<<<<

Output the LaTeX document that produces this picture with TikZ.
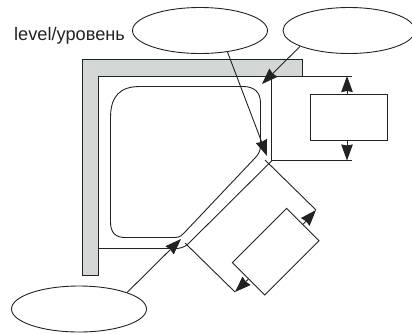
\documentclass[tikz,border=0pt]{standalone}
\usepackage{fontspec}
\setmainfont{Liberation Sans}
\usetikzlibrary{arrows.meta,shapes.geometric}
\definecolor{ink}{HTML}{222222}
\definecolor{wallgray}{HTML}{D3D8D6}
\tikzset{
  x=1pt,y=-1pt,
  ell/.style={draw=ink,ellipse,line width=.9pt,inner sep=0pt,minimum width=135pt,minimum height=46pt},
  box/.style={draw=ink,rectangle,line width=.95pt,inner sep=0pt,fill=white},
  wall/.style={draw=ink,line width=.95pt,line join=miter},
  line/.style={draw=ink,line width=.9pt},
  arr/.style={draw=ink,line width=.9pt,-{Stealth[length=16pt,width=11.5pt,inset=1pt]}},
}
\begin{document}
\begin{tikzpicture}
\useasboundingbox (0,0) rectangle (412,333);
\begin{scope}
\clip (0,0) rectangle (412,333);
% wall
\draw[wall,fill=wallgray] (82.5,59.5) -- (302.5,59.5) -- (302.5,76.5) -- (98.5,76.5) -- (98.5,275.5) -- (82.5,275.5) -- cycle;
% outer outline
\draw[line] (98.5,76.5) -- (352,76.5);
\draw[line] (271.5,76.5) -- (271.5,160.5) -- (352,160.5);
\draw[line] (271.5,161) -- (188,244) .. controls (184,247.5) and (180,248.5) .. (175,248.5) -- (98.5,248.5);
% inner rounded outline
\draw[line] (140,86.5) -- (243,86.5) .. controls (254,86.5) and (260.5,92) .. (260.5,103) -- (260.5,146) .. controls (260.5,151) and (258,155) .. (255,158) -- (185,232) .. controls (182,235) and (180,237.5) .. (175,237.5) -- (125,237.5) .. controls (115,237.5) and (110.5,232) .. (110.5,222) -- (110.5,118) .. controls (110.5,96) and (120,86.5) .. (140,86.5) -- cycle;
% perpendicular extension lines
\coordinate (diagtip) at (316,210);
\coordinate (lowtip) at (235,292);
\draw[line] (265,160) -- (diagtip);
\draw[line] (185,243) -- (lowtip);
% ellipses
\node[ell] (topell) at (200,30.5) {};
\node[ell,minimum width=132pt] (rightell) at (349,30.5) {};
\node[ell] (lowell) at (79,309) {};
% boxes
\node[box,minimum width=77pt,minimum height=46pt] (dimbox) at (348.5,117.5) {};
\node[box,minimum width=76.8pt,minimum height=45.8pt,rotate=45] (rotbox) at (275.7,251.7) {};
% tips
\coordinate (dimtop) at (347,76);
\coordinate (dimbot) at (347,160.5);
\coordinate (toptip) at (267,156);
\coordinate (righttip) at (262,84);
\coordinate (lowelltip) at (181,239);
% arrows
\draw[arr] (dimbox.north -| dimtop) -- (dimtop);
\draw[arr] (dimbox.south -| dimbot) -- (dimbot);
\draw[arr] (rotbox.east) -- (diagtip);
\draw[arr] (rotbox.west) -- (lowtip);
\draw[arr] (topell.-38) -- (toptip);
\draw[arr] (rightell.198.4) -- (righttip);
\draw[arr] (lowell.19) -- (lowelltip);
% label
\node[anchor=base west,inner sep=0pt,font=\fontsize{18.2}{20}\selectfont,text=ink] (lvl) at (14,40) {level/уровень};
\end{scope}
\end{tikzpicture}
\end{document}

>>>>

### EXERCISE DETAILS
Repeat the material above word for word and skip every image in it.

### OUTPUT OF THE EXERCISE
Output the LaTeX document that produces this picture with TikZ.
\documentclass[tikz,border=0pt]{standalone}
\usepackage{fontspec}
\setmainfont{Liberation Sans}
\usetikzlibrary{arrows.meta,shapes.geometric}
\definecolor{ink}{HTML}{222222}
\definecolor{wallgray}{HTML}{D3D8D6}
\tikzset{
  x=1pt,y=-1pt,
  ell/.style={draw=ink,ellipse,line width=.9pt,inner sep=0pt,minimum width=135pt,minimum height=46pt},
  box/.style={draw=ink,rectangle,line width=.95pt,inner sep=0pt,fill=white},
  wall/.style={draw=ink,line width=.95pt,line join=miter},
  line/.style={draw=ink,line width=.9pt},
  arr/.style={draw=ink,line width=.9pt,-{Stealth[length=16pt,width=11.5pt,inset=1pt]}},
}
\begin{document}
\begin{tikzpicture}
\useasboundingbox (0,0) rectangle (412,333);
\begin{scope}
\clip (0,0) rectangle (412,333);
% wall
\draw[wall,fill=wallgray] (82.5,59.5) -- (302.5,59.5) -- (302.5,76.5) -- (98.5,76.5) -- (98.5,275.5) -- (82.5,275.5) -- cycle;
% outer outline
\draw[line] (98.5,76.5) -- (352,76.5);
\draw[line] (271.5,76.5) -- (271.5,160.5) -- (352,160.5);
\draw[line] (271.5,161) -- (188,244) .. controls (184,247.5) and (180,248.5) .. (175,248.5) -- (98.5,248.5);
% inner rounded outline
\draw[line] (140,86.5) -- (243,86.5) .. controls (254,86.5) and (260.5,92) .. (260.5,103) -- (260.5,146) .. controls (260.5,151) and (258,155) .. (255,158) -- (185,232) .. controls (182,235) and (180,237.5) .. (175,237.5) -- (125,237.5) .. controls (115,237.5) and (110.5,232) .. (110.5,222) -- (110.5,118) .. controls (110.5,96) and (120,86.5) .. (140,86.5) -- cycle;
% perpendicular extension lines
\coordinate (diagtip) at (316,210);
\coordinate (lowtip) at (235,292);
\draw[line] (265,160) -- (diagtip);
\draw[line] (185,243) -- (lowtip);
% ellipses
\node[ell] (topell) at (200,30.5) {};
\node[ell,minimum width=132pt] (rightell) at (349,30.5) {};
\node[ell] (lowell) at (79,309) {};
% boxes
\node[box,minimum width=77pt,minimum height=46pt] (dimbox) at (348.5,117.5) {};
\node[box,minimum width=76.8pt,minimum height=45.8pt,rotate=45] (rotbox) at (275.7,251.7) {};
% tips
\coordinate (dimtop) at (347,76);
\coordinate (dimbot) at (347,160.5);
\coordinate (toptip) at (267,156);
\coordinate (righttip) at (262,84);
\coordinate (lowelltip) at (181,239);
% arrows
\draw[arr] (dimbox.north -| dimtop) -- (dimtop);
\draw[arr] (dimbox.south -| dimbot) -- (dimbot);
\draw[arr] (rotbox.east) -- (diagtip);
\draw[arr] (rotbox.west) -- (lowtip);
\draw[arr] (topell.-38) -- (toptip);
\draw[arr] (rightell.198.4) -- (righttip);
\draw[arr] (lowell.19) -- (lowelltip);
% label
\node[anchor=base west,inner sep=0pt,font=\fontsize{18.2}{20}\selectfont,text=ink] (lvl) at (14,40) {level/уровень};
\end{scope}
\end{tikzpicture}
\end{document}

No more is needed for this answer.